In un atto ufficiale del Pci riminese (1959) riprodotto da Zaghini si legge che «il partito localmente restava ancorato all'appassionata discussione sui problemi più drammatici sollevati dal XX Congresso e dagli avvenimenti d'Ungheria». Questo «travaglio politico», prosegue quel documento, si tramutò al Congresso «in una critica non costruttiva sugli errori e le deficienze del passato, sulla vita interna del partito e dei suoi dirigenti locali». Critica «non costruttiva». Il linguaggio restava staliniano. Erano già passati sei anni dalla morte di Baffone. Ne mancano trenta alla caduta del muro di Berlino, 9 novembre 1989.
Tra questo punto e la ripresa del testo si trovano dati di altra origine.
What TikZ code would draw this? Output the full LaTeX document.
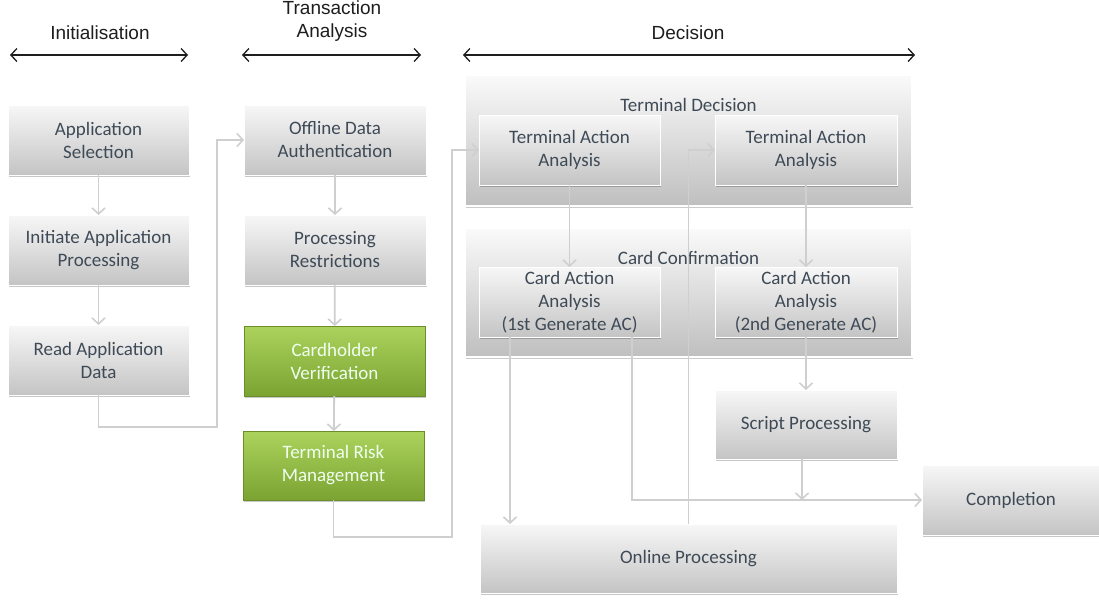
\documentclass[tikz,border=0pt]{standalone}
\usepackage{fontspec}
\setmainfont{Carlito}
\newfontfamily\hdrfont{Liberation Sans}
\usetikzlibrary{arrows.meta,shadows}
\definecolor{boxtxt}{HTML}{3E4A56}
\definecolor{boxtop}{HTML}{F7F7F7}
\definecolor{boxbot}{HTML}{C4C4C4}
\definecolor{grptop}{HTML}{FAFAFA}
\definecolor{grpbot}{HTML}{BFBFBF}
\definecolor{grntop}{HTML}{ABD35C}
\definecolor{grnbot}{HTML}{7AA332}
\definecolor{grnedge}{HTML}{6B8E2A}
\definecolor{connc}{HTML}{CFCFCF}
\definecolor{hdrc}{HTML}{1E1E1E}
\begin{document}
\begin{tikzpicture}[x=1pt,y=-1pt,
  boxbase/.style={rectangle, inner sep=0pt, outer sep=0pt, align=center,
    font=\fontsize{19}{23}\selectfont,
    drop shadow={shadow xshift=0.6pt, shadow yshift=-2pt, opacity=0.22, fill=black}},
  gbox/.style={boxbase, draw=white, line width=1pt, top color=boxtop, bottom color=boxbot, text=boxtxt},
  greenbox/.style={boxbase, draw=grnedge, line width=0.8pt, top color=grntop, bottom color=grnbot, text=white!94!green},
  grpbox/.style={rectangle, inner sep=0pt, outer sep=0pt, draw=white, line width=1.2pt,
    top color=grptop, bottom color=grpbot,
    drop shadow={shadow xshift=0.6pt, shadow yshift=-2pt, opacity=0.2, fill=black}},
  grptitle/.style={font=\fontsize{19}{23}\selectfont, text=boxtxt, inner sep=0pt},
  conn/.style={draw=connc, line width=1.8pt, -{Straight Barb[length=6pt,width=13pt,line width=1.6pt]}},
  hdrarrow/.style={draw=hdrc, line width=1.3pt, {Straight Barb[length=6pt,width=13pt]}-{Straight Barb[length=6pt,width=13pt]}},
  hdrtext/.style={font=\hdrfont\fontsize{19}{23}\selectfont, text=hdrc, align=center, inner sep=0pt}
]
\useasboundingbox[fill=white] (0,0) rectangle (1099,603);

% headers
\node[hdrtext] (hinit) at (100,33) {Initialisation};
\node[hdrtext] (htrans) at (332,21) {Transaction\\Analysis};
\node[hdrtext] (hdec) at (688,33) {Decision};
\coordinate (ia) at (10,55); \coordinate (ib) at (188,55);
\coordinate (ta) at (242,55); \coordinate (tb) at (421,55);
\coordinate (da) at (463,55); \coordinate (db) at (915,55);
\draw[hdrarrow] (ia) -- (ib);
\draw[hdrarrow] (ta) -- (tb);
\draw[hdrarrow] (da) -- (db);

% groups
\node[grpbox, minimum width=447pt, minimum height=131pt] (tdgrp) at (688.5,140.5) {};
\node[grptitle] (tdtitle) at (688.5,105) {Terminal Decision};
\node[grpbox, minimum width=447pt, minimum height=129pt] (ccgrp) at (688.5,292.5) {};
\node[grptitle] (cctitle) at (688.5,258) {Card Confirmation};

% column 1
\node[gbox, minimum width=181pt, minimum height=70pt] (appsel) at (98.5,140) {Application\\Selection};
\node[gbox, minimum width=181pt, minimum height=70pt] (initapp) at (98.5,250) {Initiate Application\\Processing};
\node[gbox, minimum width=181pt, minimum height=70pt] (readapp) at (98.5,360) {Read Application\\Data};

% column 2
\node[gbox, minimum width=182pt, minimum height=70pt] (oda) at (335,140) {Offline Data\\Authentication};
\node[gbox, minimum width=182pt, minimum height=70pt] (pr) at (335,250) {Processing\\Restrictions};
\node[greenbox, minimum width=181pt, minimum height=70pt] (cv) at (334.5,361) {Cardholder\\Verification};
\node[greenbox, minimum width=181pt, minimum height=69pt] (trm) at (333.5,465.5) {Terminal Risk\\Management};

% decision
\node[gbox, minimum width=181pt, minimum height=70pt] (taa1) at (569.5,150) {Terminal Action\\Analysis};
\node[gbox, minimum width=182pt, minimum height=70pt] (taa2) at (806,150) {Terminal Action\\Analysis};
\node[gbox, minimum width=181pt, minimum height=70pt] (caa1) at (569.5,302) {Card Action\\Analysis\\(1st Generate AC)};
\node[gbox, minimum width=182pt, minimum height=70pt] (caa2) at (806,302) {Card Action\\Analysis\\(2nd Generate AC)};
\node[gbox, minimum width=182pt, minimum height=69pt] (sp) at (806,424.5) {Script Processing};
\node[gbox, minimum width=417pt, minimum height=69pt] (op) at (688.5,558.5) {Online Processing};
\node[gbox, minimum width=178pt, minimum height=70pt] (comp) at (1011,500) {Completion};

% connectors
\draw[conn] (appsel) -- (initapp);
\draw[conn] (initapp) -- (readapp);
\draw[conn] (readapp.south) -- ++(0,32) -| ([xshift=-27pt]oda.west) -- (oda.west);
\draw[conn] (oda) -- (pr);
\draw[conn] (pr) -- (cv);
\draw[conn] (cv) -- (trm);
\draw[conn] (trm.south) -- ++(0,37) -| ([xshift=-27pt]taa1.west) -- (taa1.west);
\draw[conn] (taa1.south) -- (caa1.north);
\draw[conn] (taa2.south) -- (caa2.north);
\draw[conn] ([xshift=-59.5pt]caa1.south) -- ([xshift=-59.5pt]caa1.south |- op.north);
\draw[conn] ([xshift=62.5pt]caa1.south) |- (comp.west);
\draw[conn] (op.north) |- (taa2.west);
\draw[conn] (caa2.south) -- (sp.north);
\draw[conn] ([xshift=-4pt]sp.south) -- ([xshift=-4pt]sp.south |- comp.west);
\end{tikzpicture}
\end{document}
Giorgio Giovagnoli nei suoi ricordi («Quelli del Gobetti», 1993) si chiedeva: «E i ragazzi e le ragazze, come vissero la loro giovinezza a cavallo degli anni Cinquanta e Sessanta?». Questa la sua risposta: «Erano anni in cui esisteva una forte divisione di classe, prima ancora che politica. Questa divisione rasentava a volte l'incomunicabilità totale, soprattutto fra coloro che studiavano e coloro che lavoravano. Ma anche fra chi studiava le differenze di classe erano profonde, tant'è che le amicizie erano circoscritte da cerchie ben definite».